Vancouver Rent Bank faces funding shortfall as demand increases
Only 50% get approved, but organizer says renters are relying on the bank’s services now more than ever
The Vancouver Rent Bank has been helping low-income people in the city make rent for five years — but now, organizers say they're the ones in need of help.
The provider of small, interest-free loans says it is facing a funding gap that will impact its ability to help people, who would otherwise be facing homelessness, stay in their rental homes.
"We're short about $30,000 and that typically goes to keeping lights on at the organization, making sure there's proper management and oversight of the program and a lot of advocacy and coordination on some of the bigger, systemic issues that are impacting the housing crisis," said Amanda Pollicino with the non-profit Network of Inner City Community Services Societies, which runs the bank.
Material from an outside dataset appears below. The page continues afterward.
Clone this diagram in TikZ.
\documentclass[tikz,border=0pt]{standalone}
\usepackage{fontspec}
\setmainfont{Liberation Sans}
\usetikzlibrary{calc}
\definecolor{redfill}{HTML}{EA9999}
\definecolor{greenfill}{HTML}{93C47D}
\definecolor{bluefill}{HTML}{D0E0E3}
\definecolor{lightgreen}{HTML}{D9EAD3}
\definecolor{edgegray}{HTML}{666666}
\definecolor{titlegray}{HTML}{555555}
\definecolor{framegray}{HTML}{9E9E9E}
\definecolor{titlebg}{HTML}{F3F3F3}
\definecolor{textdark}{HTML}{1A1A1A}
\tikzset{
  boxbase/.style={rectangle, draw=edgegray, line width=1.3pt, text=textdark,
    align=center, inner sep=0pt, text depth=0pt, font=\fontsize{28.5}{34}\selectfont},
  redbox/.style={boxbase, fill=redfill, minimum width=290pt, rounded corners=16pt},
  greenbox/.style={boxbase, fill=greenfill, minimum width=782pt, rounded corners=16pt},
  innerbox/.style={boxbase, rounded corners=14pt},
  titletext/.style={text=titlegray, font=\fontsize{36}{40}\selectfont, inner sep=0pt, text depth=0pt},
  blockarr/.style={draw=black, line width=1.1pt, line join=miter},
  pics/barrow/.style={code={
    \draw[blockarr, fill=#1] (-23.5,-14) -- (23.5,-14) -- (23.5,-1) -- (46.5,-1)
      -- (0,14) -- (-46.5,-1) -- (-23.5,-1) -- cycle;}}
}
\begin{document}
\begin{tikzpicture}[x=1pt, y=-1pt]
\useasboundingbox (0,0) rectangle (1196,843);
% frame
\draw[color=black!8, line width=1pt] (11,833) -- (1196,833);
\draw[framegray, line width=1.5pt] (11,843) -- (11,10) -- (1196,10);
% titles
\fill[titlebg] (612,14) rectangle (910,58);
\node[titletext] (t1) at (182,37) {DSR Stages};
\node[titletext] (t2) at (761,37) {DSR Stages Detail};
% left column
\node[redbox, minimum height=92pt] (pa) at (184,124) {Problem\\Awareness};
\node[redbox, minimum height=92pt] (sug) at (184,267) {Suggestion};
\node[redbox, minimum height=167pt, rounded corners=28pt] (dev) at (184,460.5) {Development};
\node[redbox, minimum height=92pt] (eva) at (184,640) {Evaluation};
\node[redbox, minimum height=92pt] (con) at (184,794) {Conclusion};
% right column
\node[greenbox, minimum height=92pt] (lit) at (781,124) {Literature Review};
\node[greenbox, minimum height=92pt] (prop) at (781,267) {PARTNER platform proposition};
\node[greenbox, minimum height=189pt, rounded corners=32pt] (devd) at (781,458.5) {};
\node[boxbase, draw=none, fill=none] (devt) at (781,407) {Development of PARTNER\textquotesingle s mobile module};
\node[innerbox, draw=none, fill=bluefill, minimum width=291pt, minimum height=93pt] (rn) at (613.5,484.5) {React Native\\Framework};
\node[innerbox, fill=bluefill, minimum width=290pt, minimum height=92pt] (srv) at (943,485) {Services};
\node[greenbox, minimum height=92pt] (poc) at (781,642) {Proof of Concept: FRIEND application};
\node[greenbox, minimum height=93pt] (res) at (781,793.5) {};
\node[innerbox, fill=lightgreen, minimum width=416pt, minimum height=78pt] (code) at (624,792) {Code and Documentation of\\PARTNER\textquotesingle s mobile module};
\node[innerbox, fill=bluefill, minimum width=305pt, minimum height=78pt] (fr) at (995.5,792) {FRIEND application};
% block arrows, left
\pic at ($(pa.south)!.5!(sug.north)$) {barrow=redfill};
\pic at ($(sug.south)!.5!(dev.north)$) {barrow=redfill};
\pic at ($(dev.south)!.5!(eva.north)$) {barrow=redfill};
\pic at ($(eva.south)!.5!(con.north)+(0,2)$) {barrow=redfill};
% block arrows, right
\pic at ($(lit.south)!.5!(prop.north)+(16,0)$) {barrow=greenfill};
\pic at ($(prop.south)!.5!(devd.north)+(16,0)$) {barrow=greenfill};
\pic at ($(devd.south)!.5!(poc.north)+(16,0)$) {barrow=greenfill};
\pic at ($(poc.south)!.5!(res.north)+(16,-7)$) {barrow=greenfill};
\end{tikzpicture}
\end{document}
"We have less ability to leverage other options for [borrowers]. … We're not necessarily able to process as many when we get those high peaks, like around Christmas time.
"The loans are still going out the door, but I think they could be going out faster, and we would be able to serve clients more efficiently."
Tenants who are struggling to make rent for a month can apply for a loan from the rent bank. They then have two years to pay the loan back, which averages about $950.
Pollicino says renters are relying on the bank's services now more than ever.
"We do an average of 120 to 130 loans a year. About 50 per cent of the people who apply get approved," she said.
Pollicino says in order to close the funding gap, they're working on fundraising with Landlord B.C. and looking for private donations.